There are four ways to deal with paradoxes:
1) Note that the "paradox" is not really a paradox, because there is no actual contradiction. Buridan's Ass is an example of this. The poor critter may be left to starve, but there is no contraction in this. The Banach-Tarski paradox is another example. The only thing it contradicts is our intuition.
2) Show that the "paradox" is a result of misinterpreting the situation. This is the case in the "two children" paradox, or Monty Hall paradox. One calculation of the probability makes a false assumption.
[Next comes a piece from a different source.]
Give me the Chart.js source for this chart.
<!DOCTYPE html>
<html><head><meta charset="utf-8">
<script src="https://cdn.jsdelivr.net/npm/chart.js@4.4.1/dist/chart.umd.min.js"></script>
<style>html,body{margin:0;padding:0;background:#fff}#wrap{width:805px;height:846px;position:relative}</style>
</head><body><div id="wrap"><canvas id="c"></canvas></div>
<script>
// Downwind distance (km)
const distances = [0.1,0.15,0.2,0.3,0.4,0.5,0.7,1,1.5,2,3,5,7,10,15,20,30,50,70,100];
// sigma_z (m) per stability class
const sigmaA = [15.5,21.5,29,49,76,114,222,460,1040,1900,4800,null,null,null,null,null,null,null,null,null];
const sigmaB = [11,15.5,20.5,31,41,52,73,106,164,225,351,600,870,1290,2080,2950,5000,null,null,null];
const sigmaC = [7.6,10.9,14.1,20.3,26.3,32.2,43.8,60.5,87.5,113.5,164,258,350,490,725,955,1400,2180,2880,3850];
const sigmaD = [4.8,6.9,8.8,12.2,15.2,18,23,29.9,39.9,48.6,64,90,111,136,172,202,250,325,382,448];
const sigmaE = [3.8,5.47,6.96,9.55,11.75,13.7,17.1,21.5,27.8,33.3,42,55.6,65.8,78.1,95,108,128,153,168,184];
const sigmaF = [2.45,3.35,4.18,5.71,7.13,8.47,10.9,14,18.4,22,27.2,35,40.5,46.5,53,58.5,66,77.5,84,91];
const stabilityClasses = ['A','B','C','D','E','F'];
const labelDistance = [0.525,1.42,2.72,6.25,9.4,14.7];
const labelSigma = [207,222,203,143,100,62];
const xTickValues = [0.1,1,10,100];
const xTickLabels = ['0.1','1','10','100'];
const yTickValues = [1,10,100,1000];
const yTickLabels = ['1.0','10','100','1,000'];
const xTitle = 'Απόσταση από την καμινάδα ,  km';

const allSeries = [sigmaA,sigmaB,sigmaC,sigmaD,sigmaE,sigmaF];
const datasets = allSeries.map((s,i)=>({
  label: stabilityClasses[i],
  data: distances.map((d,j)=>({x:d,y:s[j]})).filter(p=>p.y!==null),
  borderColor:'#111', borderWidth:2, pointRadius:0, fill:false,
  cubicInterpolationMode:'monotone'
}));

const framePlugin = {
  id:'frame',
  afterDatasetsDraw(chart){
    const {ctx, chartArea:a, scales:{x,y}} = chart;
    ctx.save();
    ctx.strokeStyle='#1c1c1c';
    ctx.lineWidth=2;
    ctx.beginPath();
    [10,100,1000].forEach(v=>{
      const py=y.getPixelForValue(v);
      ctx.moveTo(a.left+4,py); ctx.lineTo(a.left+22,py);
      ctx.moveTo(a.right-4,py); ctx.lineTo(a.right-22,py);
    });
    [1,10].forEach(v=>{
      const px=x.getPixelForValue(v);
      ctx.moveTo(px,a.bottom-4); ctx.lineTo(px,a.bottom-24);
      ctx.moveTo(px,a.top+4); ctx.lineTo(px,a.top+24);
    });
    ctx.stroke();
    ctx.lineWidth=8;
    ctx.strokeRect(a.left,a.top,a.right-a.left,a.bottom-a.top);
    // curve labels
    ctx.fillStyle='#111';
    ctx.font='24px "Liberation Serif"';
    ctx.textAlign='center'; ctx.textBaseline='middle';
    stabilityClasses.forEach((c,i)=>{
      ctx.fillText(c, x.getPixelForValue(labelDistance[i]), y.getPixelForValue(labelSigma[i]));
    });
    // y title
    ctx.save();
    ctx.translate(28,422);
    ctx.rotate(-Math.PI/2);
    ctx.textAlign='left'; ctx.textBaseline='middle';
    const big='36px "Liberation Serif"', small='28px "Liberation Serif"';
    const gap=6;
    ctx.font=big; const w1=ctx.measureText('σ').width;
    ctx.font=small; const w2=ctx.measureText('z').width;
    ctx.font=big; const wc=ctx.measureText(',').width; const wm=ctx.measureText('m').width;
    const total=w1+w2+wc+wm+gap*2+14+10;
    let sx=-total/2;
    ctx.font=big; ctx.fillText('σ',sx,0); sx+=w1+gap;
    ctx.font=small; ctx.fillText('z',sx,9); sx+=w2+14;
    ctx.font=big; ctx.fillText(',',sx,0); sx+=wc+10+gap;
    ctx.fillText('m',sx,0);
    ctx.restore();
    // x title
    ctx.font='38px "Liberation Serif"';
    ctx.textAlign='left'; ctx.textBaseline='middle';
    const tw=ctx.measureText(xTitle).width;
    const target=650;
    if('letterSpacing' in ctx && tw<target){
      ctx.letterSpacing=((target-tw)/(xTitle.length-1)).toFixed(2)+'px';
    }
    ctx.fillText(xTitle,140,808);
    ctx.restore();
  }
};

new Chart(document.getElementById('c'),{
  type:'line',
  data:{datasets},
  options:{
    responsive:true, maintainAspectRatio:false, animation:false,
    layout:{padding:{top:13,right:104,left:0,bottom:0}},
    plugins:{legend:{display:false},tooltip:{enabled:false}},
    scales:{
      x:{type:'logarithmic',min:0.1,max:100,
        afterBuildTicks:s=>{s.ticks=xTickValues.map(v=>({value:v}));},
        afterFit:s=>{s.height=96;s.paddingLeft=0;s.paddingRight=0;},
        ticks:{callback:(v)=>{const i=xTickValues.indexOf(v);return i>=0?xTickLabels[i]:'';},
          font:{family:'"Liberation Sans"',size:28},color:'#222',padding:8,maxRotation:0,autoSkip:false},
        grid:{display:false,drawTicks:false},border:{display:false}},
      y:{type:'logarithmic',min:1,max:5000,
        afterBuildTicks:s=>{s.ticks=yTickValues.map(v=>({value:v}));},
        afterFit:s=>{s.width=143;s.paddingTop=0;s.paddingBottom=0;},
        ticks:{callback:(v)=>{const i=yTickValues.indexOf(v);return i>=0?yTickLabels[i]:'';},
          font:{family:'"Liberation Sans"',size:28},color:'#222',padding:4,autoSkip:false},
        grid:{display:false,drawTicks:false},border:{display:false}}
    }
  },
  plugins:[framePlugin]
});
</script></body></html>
If the paradox is real, you have the remaining two means of resolving it:
3) Redefine the situation so that the paradox is prevented from arising. Such is the way Russell's paradox was handled. Set theory was redefined so that either not all relations determined sets (Zermelo-Frankel), or else so that paradoxical relations could not be formed in the first place (Russell-Whitehead).
4) Accept that the language in question allows paradoxical statements. As such, the full language is not an appropriate place for deductive logic, though subsets of the language may be. This is the resolution of many natural language paradoxes. They just exist, so get over it. Just don't trust anything that comes out of them.
For the Necktie Paradox, (2) is the appropriate means of resolution. The men's calculation of the value of their bet is flawed. To resolve the paradox means finding the mistake they made.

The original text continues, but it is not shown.